Jul 18, 2006 4:07 pm

remember, a good hitter bats in the 300s.  that means ~7 times he is standing next to the plate, he FAILS.  only remember success, not failure. 

Jul 18, 2006 6:30 pm

I will admit my #'s are exaggerated. If your under 30 you have maybe a 90% chance of failing

Jul 19, 2006 3:01 pm

i am under 23 and I will WIN

Jul 19, 2006 3:33 pm

Special K I salute you! What events are you entering in this years' olympics?

Jul 19, 2006 5:22 pm
JCadieux:


Success rates also rise and fall with market performance.  This is especially true at tier two and three firms where your clients may be less experienced with the bull-bear cycle.


Begs the question: what are the tier 1, 2, and 3 firms, in your opinion?

Jul 19, 2006 6:51 pm

OK... I bet you will, Call me in a year my brother is regional for enterprise rent a car I will get you a job

Jul 19, 2006 6:54 pm
opie:
JCadieux:


Success rates also rise and fall with market performance.  This is especially true at tier two and three firms where your clients may be less experienced with the bull-bear cycle.


Begs the question: what are the tier 1, 2, and 3 firms, in your opinion?



That's an excellent question, Opie.  I've been asked to share my opinions on this topic on several occasions.



But I've always declined to do so since that's a good way to start a
fight on this board.  Next thing you know, they'll be name calling and
finger pointing and Kool-Aid splattered on the walls.


The relative standing of individual firms is a highly debatable subject.


In this context it's safe to say that some firms are better than others
when it comes to client retention in an uncertain market.  I think most of us would agree that a poor firm reputation, narrow product platform or unresponsive back office would be a big handicap.



Jul 20, 2006 4:52 pm

i am in 5 years, i am 31.


EVERYONE else I have seen since me has since left/fired/starving if still here.

Jul 20, 2006 9:35 pm

frumhere,
what are the three main things that you think got you here?

Jul 21, 2006 11:32 am

I as brought up lower middle class, had no money and had a family, therefore I had no choice but to succeed.  I worked with an FA that really screwed me at the end of our partnership, but decided to take away the good (marketing, etc) and not focus on the bad.  I HAD to succeed.  I also read a ton of sales books and listen to tapes.  I also wrote down my long term goals and check them frequently.  Read Brian Tracy material, Zig Ziglar material, JD Edwards tapes Think and Grow Rich (don't remember author).  This business is great because you don't have a base salary so there is no limit of how much or how little you make and when you chose to make that money. Make it work.

Jul 21, 2006 11:40 am

Good post, frum.

Jul 21, 2006 11:54 am

anything to help a brotha  

Jul 21, 2006 12:28 pm
frumhere:

I as brought up lower middle class, had no money and had a family, therefore I had no choice but to succeed.  I worked with an FA that really screwed me at the end of our partnership, but decided to take away the good (marketing, etc) and not focus on the bad.  I HAD to succeed.  I also read a ton of sales books and listen to tapes.  I also wrote down my long term goals and check them frequently.  Read Brian Tracy material, Zig Ziglar material, JD Edwards tapes Think and Grow Rich (don't remember author).  This business is great because you don't have a base salary so there is no limit of how much or how little you make and when you chose to make that money. Make it work.

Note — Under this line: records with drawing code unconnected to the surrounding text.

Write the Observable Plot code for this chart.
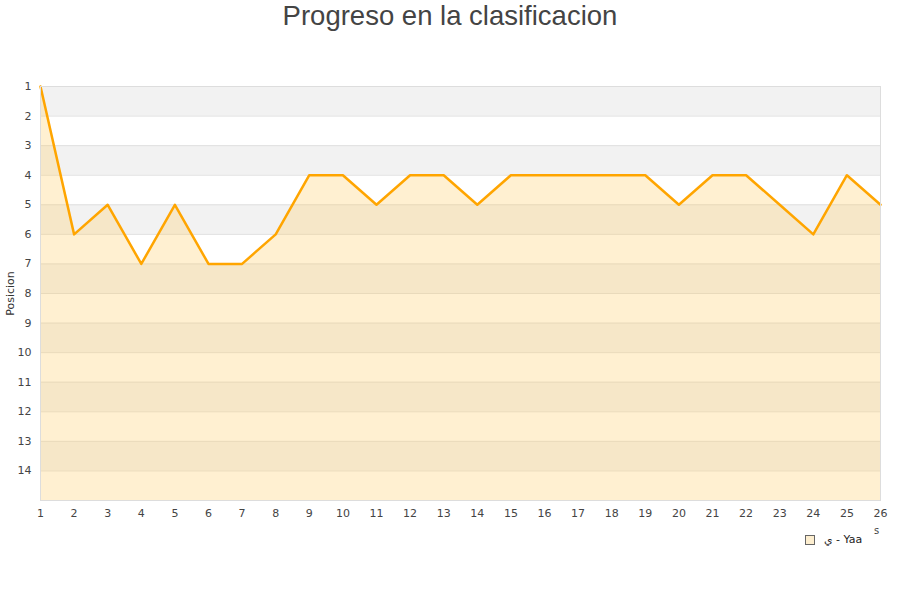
<!DOCTYPE html>
<html>
<head>
<meta charset="utf-8">
<script src="https://cdn.jsdelivr.net/npm/d3@7"></script>
<script src="https://cdn.jsdelivr.net/npm/@observablehq/plot@0.6"></script>
<style>
  html, body { margin: 0; padding: 0; background: #fff; }
  #wrap { position: relative; width: 900px; height: 600px; overflow: hidden; }
  #title { height: 46px; text-align: center; font-family: "Liberation Sans", Arial, sans-serif; font-size: 27.5px; color: #444; line-height: 32px; }
  #legend { position: absolute; left: 805px; top: 533px; font-family: "DejaVu Sans", sans-serif; font-size: 11px; color: #222; display: flex; align-items: center; }
  #legend .sw { width: 8px; height: 8px; border: 1px solid #666; background: #fdeecf; margin-right: 9px; }
  #extra { position: absolute; left: 874px; top: 525px; font-family: "DejaVu Sans", sans-serif; font-size: 10px; color: #444; }
  svg { display: block; }
</style>
</head>
<body>
<div id="wrap">
  <div id="title"></div>
  <div id="chart"></div>
  <div id="legend"><div class="sw"></div><span id="legtext"></span></div>
  <div id="extra">s</div>
</div>
<script>
const titleText = "Progreso en la clasificacion";
const yLabel = "Posicion";
const seriesName = "ي - Yaa";
const jornadas = [1,2,3,4,5,6,7,8,9,10,11,12,13,14,15,16,17,18,19,20,21,22,23,24,25,26];
const posiciones = [1,6,5,7,5,7,7,6,4,4,5,4,4,5,4,4,4,4,4,5,4,4,5,6,4,5];
const yTicks = [1,2,3,4,5,6,7,8,9,10,11,12,13,14];
const yDomain = [1, 15];
const bandStarts = [1,3,5,7,9,11,13];

document.getElementById("title").textContent = titleText;
document.getElementById("legtext").textContent = seriesName;

const data = jornadas.map((j, i) => ({j, p: posiciones[i]}));
const bottom = yDomain[1];

const chart = Plot.plot({
  width: 900,
  height: 480,
  marginTop: 40,
  marginBottom: 26,
  marginLeft: 40,
  marginRight: 20,
  style: {fontFamily: "DejaVu Sans, sans-serif", fontSize: "11px", color: "#444", background: "#fff"},
  x: {domain: [1, 26], ticks: jornadas, tickFormat: d => String(d), tickSize: 0, tickPadding: 9, label: null},
  y: {domain: yDomain, reverse: true, ticks: yTicks, tickFormat: d => String(d), tickSize: 0, tickPadding: 9, label: null},
  marks: [
    Plot.rect(bandStarts, {y1: d => d, y2: d => d + 1, fill: "#f2f2f2"}),
    Plot.gridY(yTicks, {stroke: "#e0e0e0", strokeOpacity: 1}),
    Plot.areaY(data, {x: "j", y1: () => bottom, y2: "p", fill: "#ffcc66", fillOpacity: 0.3}),
    Plot.lineY(data, {x: "j", y: "p", stroke: "#ffa500", strokeWidth: 2.5}),
    Plot.frame({stroke: "#dddddd"}),
    Plot.axisX({ticks: jornadas, tickSize: 0, tickPadding: 9, label: null, tickFormat: d => String(d)}),
    Plot.axisY({ticks: yTicks, tickSize: 0, tickPadding: 9, label: null, tickFormat: d => String(d)}),
    Plot.text([yLabel], {frameAnchor: "left", textAnchor: "middle", dx: -30, rotate: -90, text: d => d, fill: "#333", fontSize: 11})
  ]
});
document.getElementById("chart").appendChild(chart);
</script>
</body>
</html>
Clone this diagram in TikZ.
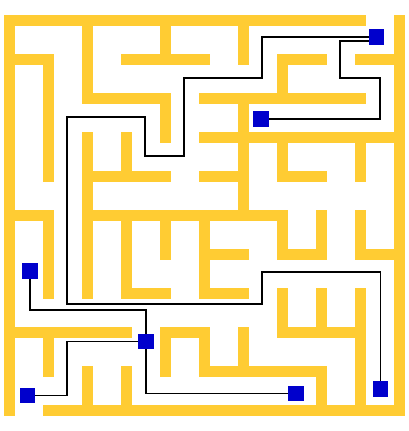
\documentclass[tikz,border=0pt]{standalone}
\usepackage{tikz}
\definecolor{mazeyellow}{RGB}{255,204,51}
\definecolor{mazeblue}{RGB}{0,0,204}

\begin{document}
\begin{tikzpicture}[
    x=1pt, y=-1pt,
    wall/.style={draw=mazeyellow, line width=11pt, line cap=rect},
    marker/.style={fill=mazeblue, draw=none, minimum size=15.5pt, inner sep=0pt},
    route/.style={draw, line width=1.4pt}
]
\useasboundingbox (0,0) rectangle (409,431);

\begin{scope}[shift={(9.5,20.5)}, x=39pt, y=-39pt]
\draw[wall] (0,0) -- (9,0) (0,0) -- (0,10) (10,0) -- (10,10) (1,10) -- (10,10);
\draw[wall] (0,1) -- (1,1) -- (1,4) (0,5) -- (1,5) -- (1,7);
\draw[wall] (2,0) -- (2,2) -- (4,2) -- (4,3) (4,0) -- (4,1) (3,1) -- (5,1) (6,0) -- (6,1);
\draw[wall] (8,1) -- (7,1) -- (7,2) (9,1) -- (10,1) (5,2) -- (9,2) (6,2) -- (6,5);
\draw[wall] (5,3) -- (10,3) (7,3) -- (7,4) -- (8,4) (9,3) -- (9,4) (5,4) -- (6,4);
\draw[wall] (2,3) -- (2,7) (3,3) -- (3,4) (2,4) -- (4,4) (2,5) -- (7,5);
\draw[wall] (3,5) -- (3,7) -- (4,7) (4,5) -- (4,6) (5,5) -- (5,7) (5,6) -- (6,6) (5,7) -- (6,7);
\draw[wall] (7,5) -- (7,6) -- (8,6) -- (8,5) (9,5) -- (9,6) -- (10,6);
\draw[wall] (0,8) -- (3,8) (1,8) -- (1,9) (2,9) -- (2,10) (3,9) -- (3,10);
\draw[wall] (4,9) -- (4,8) -- (5,8) -- (5,9) -- (8,9) -- (8,10) (6,8) -- (6,9);
\draw[wall] (7,7) -- (7,8) -- (9,8) (8,7) -- (8,8) (9,7) -- (9,10);
\end{scope}

\node[marker] (start) at (376.5,37) {};
\node[marker] (goalA) at (261,119) {};
\node[marker] (goalB) at (380.5,389) {};
\node[marker] (left) at (30,271) {};
\node[marker] (hub) at (146,341.5) {};
\node[marker] (corner) at (27.5,395.5) {};
\node[marker] (bottom) at (296,393.5) {};

\draw[route] (start.west) -- (262,37) -- (262,78) -- (184,78) -- (184,156) -- (145,156) -- (145,117) -- (67,117) -- (67,304) -- (262,304) -- (262,272) -- (380.5,272) -- (goalB.north);
\draw[route] ([yshift=-4pt]start.west) -- (340,41) -- (340,78) -- (380,78) -- (380,119) -- (goalA.east);
\draw[route] (left.south) -- (30,310) -- (146,310) -- (hub.north);
\draw[route] (hub.west) -- (67,341.5) -- (67,395.5) -- (corner.east);
\draw[route] (hub.south) -- (146,393.5) -- (bottom.west);

\end{tikzpicture}
\end{document}
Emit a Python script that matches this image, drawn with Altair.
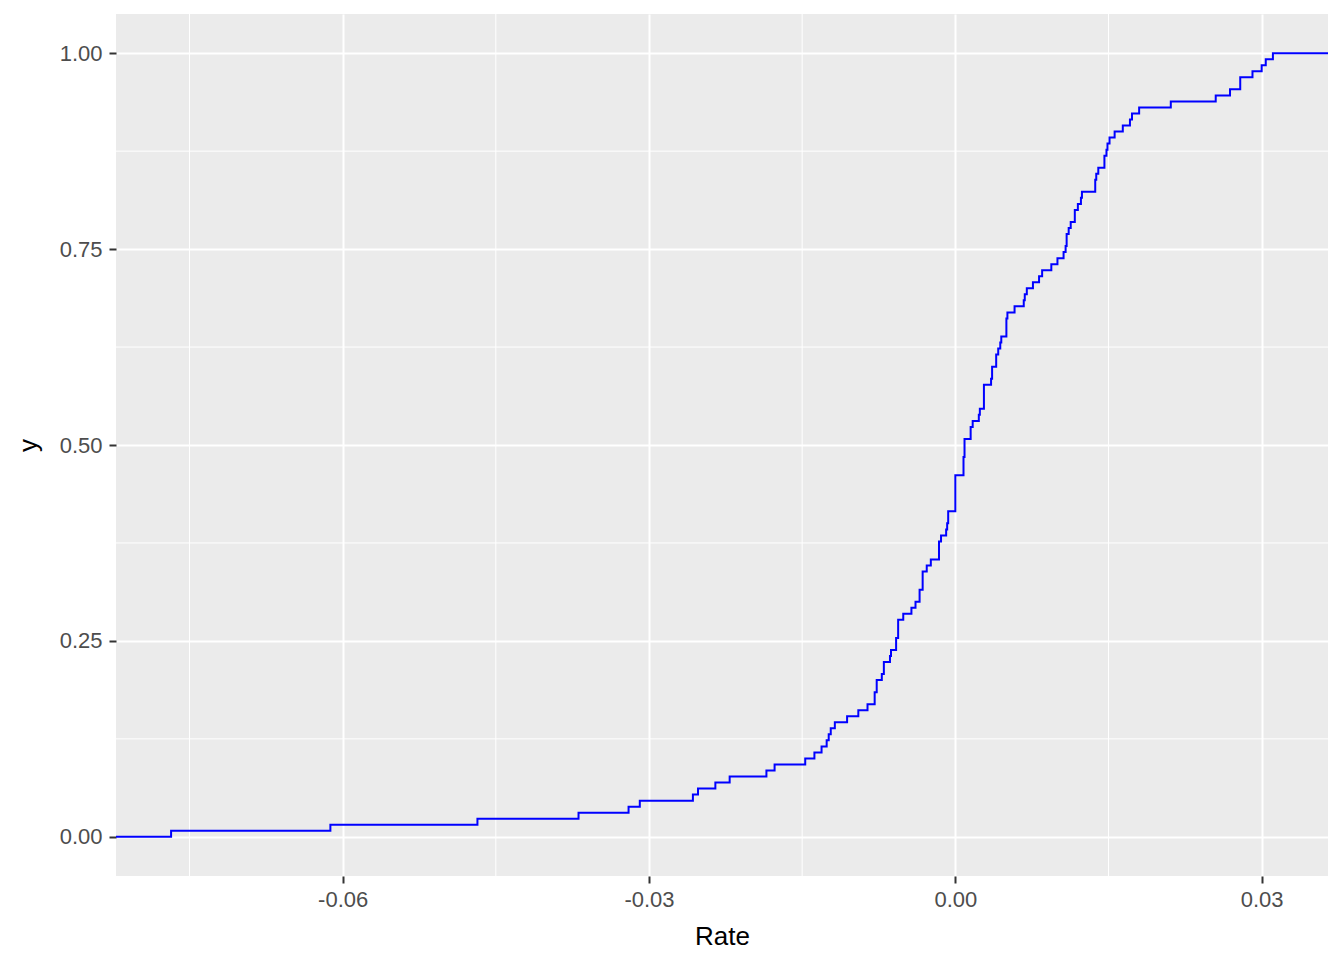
import altair as alt
import numpy as np
import pandas as pd

# Observed rates (read from the ECDF steps), repeated values = ties
rate = [
    -0.0768, -0.0612, -0.0468, -0.0369, -0.0320, -0.0309, -0.0257, -0.0252, -0.0235, -0.0221,
    -0.0185, -0.0177, -0.0147, -0.0138, -0.0131, -0.0126, -0.0124, -0.0122, -0.0118, -0.0106,
    -0.0095, -0.0086, -0.0079, -0.0079, -0.0077, -0.0077, -0.0072, -0.0070, -0.0070, -0.0064,
    -0.0063, -0.0058, -0.0058, -0.0056, -0.0056, -0.0056, -0.0051, -0.0043, -0.0039, -0.0035,
    -0.0035, -0.0032, -0.0032, -0.0032, -0.0028, -0.0024, -0.0016, -0.0016, -0.0016, -0.0014,
    -0.0009, -0.0008, -0.0007, -0.0007, 0.0, 0.0, 0.0, 0.0, 0.0, 0.0,
    0.0008, 0.0008, 0.0008, 0.0009, 0.0009, 0.0009, 0.0015, 0.0015, 0.0017, 0.0023,
    0.0024, 0.0028, 0.0028, 0.0028, 0.0028, 0.0035, 0.0036, 0.0036, 0.0040, 0.0040,
    0.0042, 0.0044, 0.0045, 0.0050, 0.0050, 0.0050, 0.0051, 0.0058, 0.0067, 0.0068,
    0.0070, 0.0076, 0.0082, 0.0085, 0.0094, 0.0100, 0.0106, 0.0108, 0.0109, 0.0109,
    0.0111, 0.0113, 0.0117, 0.0117, 0.0120, 0.0123, 0.0124, 0.0137, 0.0137, 0.0138,
    0.0140, 0.0146, 0.0146, 0.0148, 0.0149, 0.0151, 0.0156, 0.0164, 0.0171, 0.0173,
    0.0180, 0.0211, 0.0255, 0.0269, 0.0279, 0.0279, 0.0291, 0.0300, 0.0304, 0.0311,
]

x_breaks = [-0.06, -0.03, 0.0, 0.03]
x_minor = [-0.075, -0.045, -0.015, 0.015]
y_breaks = [0.0, 0.25, 0.5, 0.75, 1.0]
y_minor = [0.125, 0.375, 0.625, 0.875]

# ECDF (like ggplot2 stat_ecdf, padded to the panel edges)
s = np.sort(np.array(rate))
n = len(s)
uniq, counts = np.unique(s, return_counts=True)
F = np.cumsum(counts) / n
rng = s.max() - s.min()
lo = s.min() - 0.05 * rng
hi = s.max() + 0.05 * rng
ecdf = pd.DataFrame({
    "Rate": np.concatenate([[lo], uniq, [hi]]),
    "y": np.concatenate([[0.0], F, [1.0]]),
})

xscale = alt.Scale(domain=[lo, hi], nice=False, zero=False)
yscale = alt.Scale(domain=[-0.05, 1.05], nice=False, zero=False)

FONT = "Liberation Sans"
LABEL_EXPR = "replace(format(datum.value, '.2f'), '\u2212', '-')"

xaxis = alt.Axis(
    values=x_breaks, labelExpr=LABEL_EXPR, title="Rate", grid=True, gridColor="white",
    gridWidth=2, domain=False, tickColor="#333333", tickSize=7, tickWidth=2,
    labelFontSize=22, labelColor="#4D4D4D", labelFont=FONT, labelPadding=6,
    titleFontSize=26, titleFont=FONT, titleColor="black", titleFontWeight="normal",
    titleBaseline="alphabetic", titleY=68,
)
yaxis = alt.Axis(
    values=y_breaks, labelExpr=LABEL_EXPR, title="y", grid=True, gridColor="white",
    gridWidth=2, domain=False, tickColor="#333333", tickSize=7, tickWidth=2,
    labelFontSize=22, labelColor="#4D4D4D", labelFont=FONT, labelPadding=7,
    titleFontSize=26, titleFont=FONT, titleColor="black", titleFontWeight="normal",
    titleBaseline="alphabetic", titleX=-80, titleY=431, titleAngle=270,
)

minor_x = alt.Chart(pd.DataFrame({"v": x_minor})).mark_rule(
    color="white", strokeWidth=1
).encode(x=alt.X("v:Q", scale=xscale, axis=xaxis, title="Rate"))

minor_y = alt.Chart(pd.DataFrame({"v": y_minor})).mark_rule(
    color="white", strokeWidth=1
).encode(y=alt.Y("v:Q", scale=yscale, axis=yaxis, title="y"))

line = alt.Chart(ecdf).mark_line(
    interpolate="step-after", color="#0000FF", strokeWidth=2
).encode(
    x=alt.X("Rate:Q", scale=xscale, axis=xaxis, title="Rate"),
    y=alt.Y("y:Q", scale=yscale, axis=yaxis, title="y"),
)

chart = alt.layer(minor_x, minor_y, line).properties(
    width=1212, height=862,
    autosize=alt.AutoSizeParams(type="none"),
    padding={"left": 108, "top": 6, "right": 8, "bottom": 76},
    background="white",
).configure_view(fill="#EBEBEB", stroke=None)

chart.save("out.html", embed_options={"renderer": "svg", "actions": False})
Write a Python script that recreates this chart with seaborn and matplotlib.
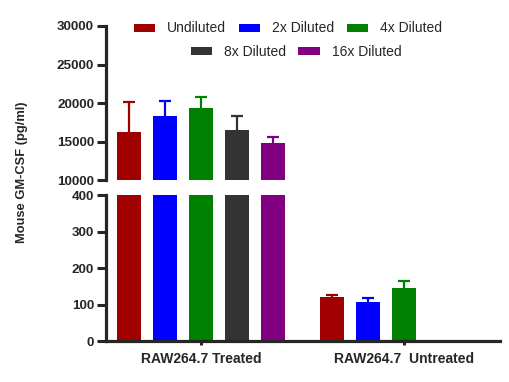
import numpy as np
import pandas as pd
import matplotlib
matplotlib.use("Agg")
import matplotlib.pyplot as plt
import matplotlib.colors as mcolors
import seaborn as sns

groups = ["RAW264.7 Treated", "RAW264.7  Untreated"]
dilutions = ["Undiluted", "2x Diluted", "4x Diluted", "8x Diluted", "16x Diluted"]
colors = ["#A00000", "#0000FF", "#008000", "#333333", "#800080"]
treated_mean = [16260, 18330, 19370, 16520, 14830]
treated_err = [3930, 1950, 1400, 1850, 740]
untreated_mean = [121, 107, 146, np.nan, np.nan]
untreated_err = [5, 10, 18, np.nan, np.nan]
top_ticks = [10000, 15000, 20000, 25000, 30000]
bottom_ticks = [0, 100, 200, 300, 400]

rows = []
for g, means, errs in [(groups[0], treated_mean, treated_err), (groups[1], untreated_mean, untreated_err)]:
    for d, m, e in zip(dilutions, means, errs):
        rows.append({"group": g, "dilution": d, "value": m, "err": e})
df = pd.DataFrame(rows)
err_lookup = {(r.group, r.dilution): r.err for r in df.itertuples()}

sns.set_style("white")
plt.rcParams["font.family"] = ["Liberation Sans", "DejaVu Sans"]

fig = plt.figure(figsize=(5.09, 3.82), dpi=100)
L, R = 106 / 509, 500 / 509
ax_top = fig.add_axes([L, 1 - 180.3 / 382, R - L, (180.3 - 26) / 382])
ax_bot = fig.add_axes([L, 1 - 341 / 382, R - L, (341 - 195.3) / 382])

palette = dict(zip(dilutions, colors))
rgb_to_dil = {tuple(np.round(mcolors.to_rgb(c), 3)): d for d, c in palette.items()}
XL = (-0.468, 1.473)

for ax in (ax_top, ax_bot):
    sns.barplot(data=df.dropna(subset=["value"]), x="group", y="value", hue="dilution",
                order=groups, hue_order=dilutions, palette=palette, width=0.887, gap=0.333,
                errorbar=None, saturation=1, linewidth=0, ax=ax, legend=(ax is ax_top))
    bars = list(ax.patches)
    for bar in bars:
        bar.set_zorder(2)
        key = tuple(np.round(bar.get_facecolor()[:3], 3))
        lab = rgb_to_dil.get(key)
        if lab is None:
            continue
        cx = bar.get_x() + bar.get_width() / 2
        gi = int(round(cx))
        h = bar.get_height()
        e = err_lookup.get((groups[gi], lab), np.nan)
        if np.isnan(h) or np.isnan(e):
            continue
        eb = ax.errorbar(cx, h, yerr=[[0], [e]], fmt="none", ecolor=palette[lab],
                         elinewidth=1.6, capsize=4.3, capthick=1.6, zorder=1)
        for cl in list(eb[1]):
            yd = np.asarray(cl.get_ydata(), dtype=float)
            if np.allclose(yd, h):
                cl.remove()
    ax.set_xlim(*XL)
    ax.set_xlabel("")
    ax.set_ylabel("")
    for s in ("top", "right"):
        ax.spines[s].set_visible(False)
    ax.spines["left"].set_linewidth(2.3)
    ax.spines["bottom"].set_linewidth(2.3)
    ax.tick_params(axis="y", length=6.5, width=2.2, pad=2, labelsize=9.5, left=True)

ax_top.set_ylim(10000, 30000)
ax_top.set_yticks(top_ticks)
ax_top.set_yticklabels([str(t) for t in top_ticks], fontweight="bold", fontsize=9.7)
ax_top.spines["bottom"].set_visible(False)
ax_top.set_xticks([])

ax_bot.set_ylim(0, 400)
ax_bot.set_yticks(bottom_ticks)
ax_bot.set_yticklabels([str(t) for t in bottom_ticks], fontweight="bold", fontsize=9.7)
ax_bot.set_xticks([0, 1])
ax_bot.set_xticklabels(groups, fontweight="bold", fontsize=10)
ax_bot.tick_params(axis="x", length=3, width=2.2, pad=5, bottom=True)

handles, labels = ax_top.get_legend_handles_labels()
ax_top.get_legend().remove()
leg_kw = dict(frameon=False, fontsize=10, handlelength=1.55, handleheight=0.5,
              handletextpad=0.85, columnspacing=0.9, borderpad=0, borderaxespad=0)
fig.legend(handles[:3], labels[:3], ncol=3, loc="center", bbox_to_anchor=(288 / 509, 1 - 28.5 / 382), **leg_kw)
fig.legend(handles[3:], labels[3:], ncol=2, loc="center", bbox_to_anchor=(296 / 509, 1 - 52 / 382), **leg_kw)

fig.text(22 / 509, 1 - 172.5 / 382, "Mouse GM-CSF (pg/ml)", rotation=90, ha="center", va="center",
         fontweight="bold", fontsize=9.3)

fig.savefig("out.png", dpi=100)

"Think and Grow Rich" was written by Napolenon Hill.  Great book.

Jul 21, 2006 1:50 pm

5 years later, it is still in my bathroom where is read it a bit each day!

Jul 21, 2006 1:57 pm

thanks frumhere for the insight. I am really glad I have been on this site for a while now, because before hand I thought it should be a piece of cake being an FA and now i'm scared sh*tless, which I think is a good thing since now I am expecting the hardship and will go at it with full throttle. Currently I am working parttime in IT sales trying to build my sales skills, I have a list of about 20 books that I am going to read. Currently I am on millionaire next door. I can not wait to graduate to start my life

Jul 27, 2006 10:21 pm

I did not have an ounce of sales experience prior to joining MS. The only similarity to selling IT and selling investments is that you will hear NO alot.  If it hurts, don't become an FA.

Jul 28, 2006 2:04 am

Jeff,


No offense, but you are supposedly one of the people on this board with your hand to the "pulse" of the industry so why won't you share with us how you see the firms stacking up.  I'm sure the people that are always negative will bash you, but that is all they do all day long.  Everyone else will certainly get some value from your insight into the industry.  I think we would all agree that we would be interested to hear how you feel the different firms stack up in the different venues, ie. wirehouse, regional, insurance, independent and then also how they stack up overall. 


Otherwise, it is starting to feel that you and some of the other recruiters here are just looking for opps. to help yourselves and not add value to the discussion.


Your viewpoint on the industry is different than most of ours, so please share your opinions.